Merci, Giorgia Meloni! Même si les accusations proférées ce week-end par la présidente du Conseil Italien contre la politique africaine de la France sont plus que discutables, sa colère et le duel désormais engagé avec Emmanuel Macron sont une excellente nouvelle. Pourquoi? Parce que la clarification entre les deux pays était indispensable, après les élections législatives italiennes du 25 septembre qui ont porté au pouvoir la dirigeante du parti national populiste Fratelli d’Italia. Et parce que l’Union européenne a tout à perdre si elle ne parvient pas à arbitrer ce duel entre Paris et Rome sur la question prioritaire des migrants. Idem sur la politique à suivre vis-à-vis des pays situés sur la rive sud de la Méditerranée.
Cet affrontement n’est pas une surprise
Que Giorgia Meloni et Emmanuel Macron s’affrontent n’est pas une surprise. Nouvelle venue sur la scène internationale, la Première ministre italienne a besoin d’une crise pour affirmer son autorité, aussi bien dans la Péninsule qu’à l’étranger. Que le thème choisi pour cette première passe d’armes soit l’immigration, et en particulier l’accueil des navires humanitaires qui sauvent en Méditerranée les migrants en perdition, était aussi très prévisible.
Les solutions européennes mises en place jusque-là ne conviennent ni à Rome, ni à Paris. Le renvoi des migrants d’un pays à l’autre, sans coordination, est juste intenable. L’incapacité européenne à mettre en place une politique commune d’asile modernisée, dotée d’un volet de reconduite stricte aux frontières pour les migrants déboutés, est un boulet qui se transforme un peu plus chaque jour en explosif politique pour l’Union. Une crise n’apporte pas toujours de solutions. Mais cette fois, face à des opinions publiques radicalisées sur ce sujet de l’accueil des migrants, jouer la montre n’est plus possible. Le mérite de ce duel Meloni-Macron est qu’il oblige à regarder en face la réalité.

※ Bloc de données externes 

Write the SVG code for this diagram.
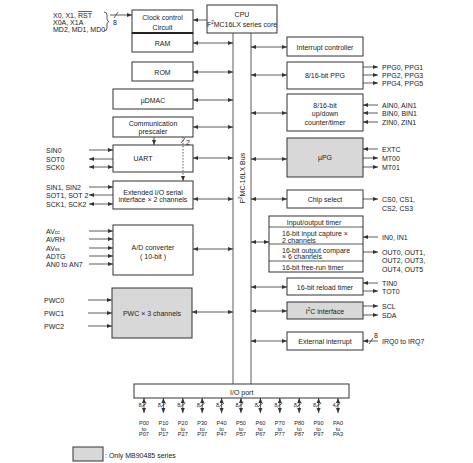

Oublions Kadhafi et son régime
Or cette réalité est simple. L’heure n’est plus, quoi qu’en dise la dirigeante italienne, aux regrets sur les mérites passés du régime Kadhafi en Libye. Inutile aussi, coté français, d’ignorer la colère à vif des pays les plus exposés aux accostages de navires remplis de migrants, comme l’Italie, la Grèce ou l’Espagne. Ce débat sur les migrants ne peut plus être clos par un simple: «N’accueillons pas ces navires» ou «Qu’ils retournent en Afrique!» (pour paraphraser un député du Rassemblement national, exclu temporairement du parlement pour cette phrase lancée devant un député noir). Il faut des solutions durables, mêlant fermeture des frontières et défense des valeurs humanitaires. La construction de «hotspots», ces camps de transit à la périphérie de l’Europe, ne peut plus continuer à être différée.
Retrouvez sur Twitter les accusations de Giorgia Meloni
L’immense tort de Meloni
Giorgia Meloni a en revanche un immense tort: celui de croire que des accords avec des régimes africains autoritaires, comme cela fut le cas avec Mouammar Kadhafi, régleront la question. Le monde a changé. La criminalité organisée, notamment la mafia italienne, a pris le contrôle d’une partie de ces flux migratoires. Les besoins du marché du travail européen sont aussi réels. La guerre en Ukraine, et les déplacements massifs de population qu’elle a entraînés, ont rebattu les cartes. L’influence russe sur le continent noir, au cœur de l’ex-Françafrique (Mali, Centrafrique, Burkina Faso), change aussi profondément la donne.
Un duel sans issue
Arrivés à quelques heures de différence ce lundi à Bali (Indonésie) pour y assister au sommet du G20, les 15 et 16 novembre, Meloni la souverainiste et Macron l’europhile assumé - qui s'est entretenu au téléphone lundi avec le président italien Matarella - n’ont pas d’autre choix que d’unir leurs forces pour imposer, en lien avec leurs voisins de l’espace Schengen et les États de l’UE respectueux de la solidarité communautaire, une solution durable. En période de récession économique annoncée, un duel franco-italien sans issue serait une redoutable défaite des deux côtés des Alpes.